In woodsball, I use a lot more hand signals and a lot fewer verbal callouts. When I do talk, I keep my voice lower and direct it toward my teammates rather than projecting across the field. The last thing you want in a woodsball flanking maneuver is to alert the other team that you’re behind them.
Building Communication Into Your Team
If you play with the same group regularly, here are a few things that helped my team improve our communication:
Agree on terminology before the game. Not during, not after. Walk the field, name the positions, and agree on what calls you’ll use. It takes five minutes and pays off immediately.
Assign communication roles. The back player typically has the best view of the field and should be the primary communicator. Front players focus on their immediate threats and call out what they see. Having one person act as the “quarterback” who processes all the information and makes team-wide calls helps cut through the chaos.

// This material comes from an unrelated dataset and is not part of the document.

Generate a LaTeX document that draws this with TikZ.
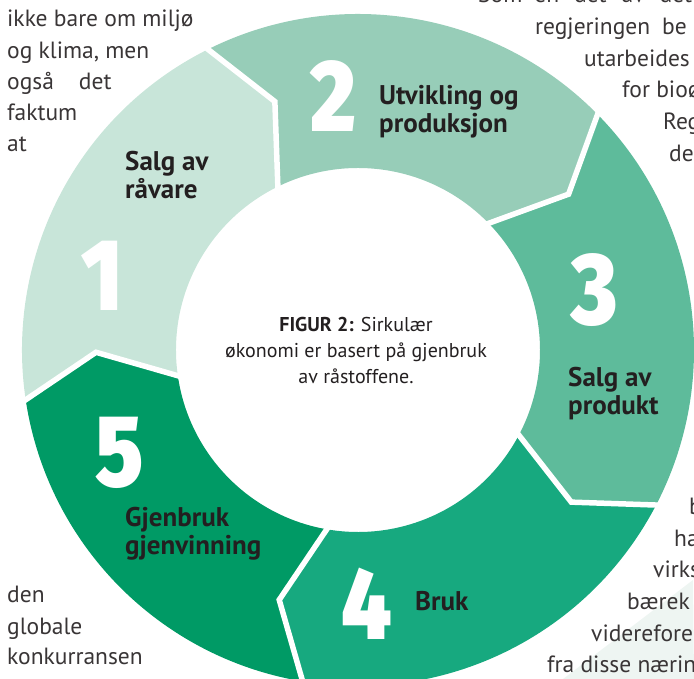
\documentclass[tikz,border=0pt]{standalone}
\usepackage{fontspec}
\setmainfont{PT Sans}
\newfontfamily\numfont{Fira Sans}[UprightFont={* Black}]
\usepackage{graphicx}
\usepackage{xcolor}
\definecolor{segA}{HTML}{C8E5D9}
\definecolor{segB}{HTML}{97CDB8}
\definecolor{segC}{HTML}{5EBB9B}
\definecolor{segD}{HTML}{17A97F}
\definecolor{segE}{HTML}{009A65}
\definecolor{ink}{HTML}{231F20}
\definecolor{pagetint}{HTML}{EEF5F2}
\newcommand{\bignum}[1]{\scalebox{0.85}[1]{#1}}

\begin{document}
\begin{tikzpicture}[x=1pt, y=1pt,
        seg1/.style={fill=segA},
        seg2/.style={fill=segB},
        seg3/.style={fill=segC},
        seg4/.style={fill=segD},
        seg5/.style={fill=segE},
        gap/.style={draw=white, line width=5.5pt, line join=miter},
        num/.style={anchor=base, inner sep=0pt, text=white, font=\numfont\fontsize{102}{102}\selectfont},
        lab/.style={anchor=base west, align=left, inner sep=0pt, text=ink, font=\bfseries\fontsize{27}{28.5}\selectfont},
        caption/.style={anchor=base, align=center, inner sep=0pt, text=ink, font=\fontsize{20}{26}\selectfont},
        body/.style={anchor=base west, inner sep=0pt, text=ink!90, font=\fontsize{23.5}{31.5}\selectfont}
    ]

        \useasboundingbox (-358,-329) rectangle (336,350);
        \clip (-358,-329) rectangle (336,350);

        \fill[pagetint] (335,-230) -- (205,-329) -- (336,-329) -- cycle;

        \fill[seg1] (189:336pt) arc[start angle=189, end angle=117, radius=336pt] -- (108.5:262pt) -- (117:182pt)
            arc[start angle=117, end angle=189, radius=182pt] -- (180.5:262pt) -- cycle;
        \fill[seg2] (117:336pt) arc[start angle=117, end angle=45, radius=336pt] -- (36.5:262pt) -- (45:182pt)
            arc[start angle=45, end angle=117, radius=182pt] -- (108.5:262pt) -- cycle;
        \fill[seg3] (45:336pt) arc[start angle=45, end angle=-27, radius=336pt] -- (-35.5:262pt) -- (-27:182pt)
            arc[start angle=-27, end angle=45, radius=182pt] -- (36.5:262pt) -- cycle;
        \fill[seg4] (-27:336pt) arc[start angle=-27, end angle=-99, radius=336pt] -- (-107.5:262pt) -- (-99:182pt)
            arc[start angle=-99, end angle=-27, radius=182pt] -- (-35.5:262pt) -- cycle;
        \fill[seg5] (-99:336pt) arc[start angle=-99, end angle=-171, radius=336pt] -- (-179.5:262pt) -- (-171:182pt)
            arc[start angle=-171, end angle=-99, radius=182pt] -- (-107.5:262pt) -- cycle;

        \draw[gap] (117:342pt) -- (108.5:262pt) -- (117:176pt);
        \draw[gap] (45:342pt) -- (36.5:262pt) -- (45:176pt);
        \draw[gap] (-27:342pt) -- (-35.5:262pt) -- (-27:176pt);
        \draw[gap] (-99:342pt) -- (-107.5:262pt) -- (-99:176pt);
        \draw[gap] (-171:342pt) -- (-179.5:262pt) -- (-171:176pt);

        \node[num] (num1) at (-256,39) {\bignum{1}};
        \node[num] (num2) at (-25,218) {\bignum{2}};
        \node[num] (num3) at (237,25) {\bignum{3}};
        \node[num] (num4) at (9,-290) {\bignum{4}};
        \node[num] (num5) at (-238,-137) {\bignum{5}};

        \node[lab] (lab1) at (-233,151) {Salg av\\råvare};
        \node[lab] (lab2) at (21,217) {Utvikling og\\produksjon};
        \node[lab] (lab3) at (210,-65) {Salg av\\produkt};
        \node[lab] (lab4) at (57,-261) {Bruk};
        \node[lab] (lab5) at (-233,-205) {Gjenbruk\\gjenvinning};

        \node[caption] (caption) at (-2,-34) {\textbf{FIGUR 2:} Sirkulær\\økonomi er basert på gjenbruk\\av råstoffene.};

        \node[body] (left1) at (-351,323) {ikke bare om miljø};
        \node[body] (left2) at (-351,291.5) {og klima, men};
        \node[body] (left3) at (-351,260) {også\hspace{25pt}det};
        \node[body] (left4) at (-351,229) {faktum};
        \node[body] (left5) at (-351,198) {at};

        \node[body] (low1) at (-351,-253) {den};
        \node[body] (low2) at (-351,-285) {globale};
        \node[body] (low3) at (-351,-315) {konkurransen};

        \node[body] (top1) at (120,347) {Som\hspace{12pt}en\hspace{15pt}det\hspace{15pt}av\hspace{15pt}det};
        \node[body] (top2) at (177,315) {regjeringen\hspace{12pt}be};
        \node[body] (top3) at (226,283) {utarbeides};
        \node[body] (top4) at (264,252) {for bioø};
        \node[body] (top5) at (305,220) {Reg};
        \node[body] (top6) at (311,188) {de};

        \node[body] (bot1) at (331,-165) {b};
        \node[body] (bot2) at (316,-197) {ha};
        \node[body] (bot3) at (295,-228) {virks};
        \node[body] (bot4) at (269,-260) {bærek};
        \node[body] (bot5) at (233,-292) {viderefore};
        \node[body] (bot6) at (189,-323) {fra disse nærin};

    \end{tikzpicture}
\end{document}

Keep it simple. “How many, where, what they’re doing.” That’s all anyone needs. Fancy code words and complicated systems fall apart under pressure. The simpler your system, the more likely people will actually use it when paint is flying.
Practice calling things out even in casual games. Don’t save communication for tournaments. If you only try to communicate when it “matters,” you’ll be rusty and forget. Make it a habit every time you play.
Final Thoughts
I played paintball for a full year before I figured out that communication was the single biggest skill gap between me and the players who consistently won. It’s not a gear problem, and it’s not really an aiming problem. It’s an information problem. The team that knows where opponents are, where their own players are, and what the game state looks like will win the majority of the time.
Start simple. Call out what you see. Tell your teammates when you’re moving. Report eliminations. That alone puts you ahead of 80% of recreational players. From there, you can develop your team’s own shorthand and build the kind of communication that makes paintball feel like a well-oiled operation instead of a free-for-all.
And if nothing else, please stop yelling “he’s over there.” Nobody knows where “there” is.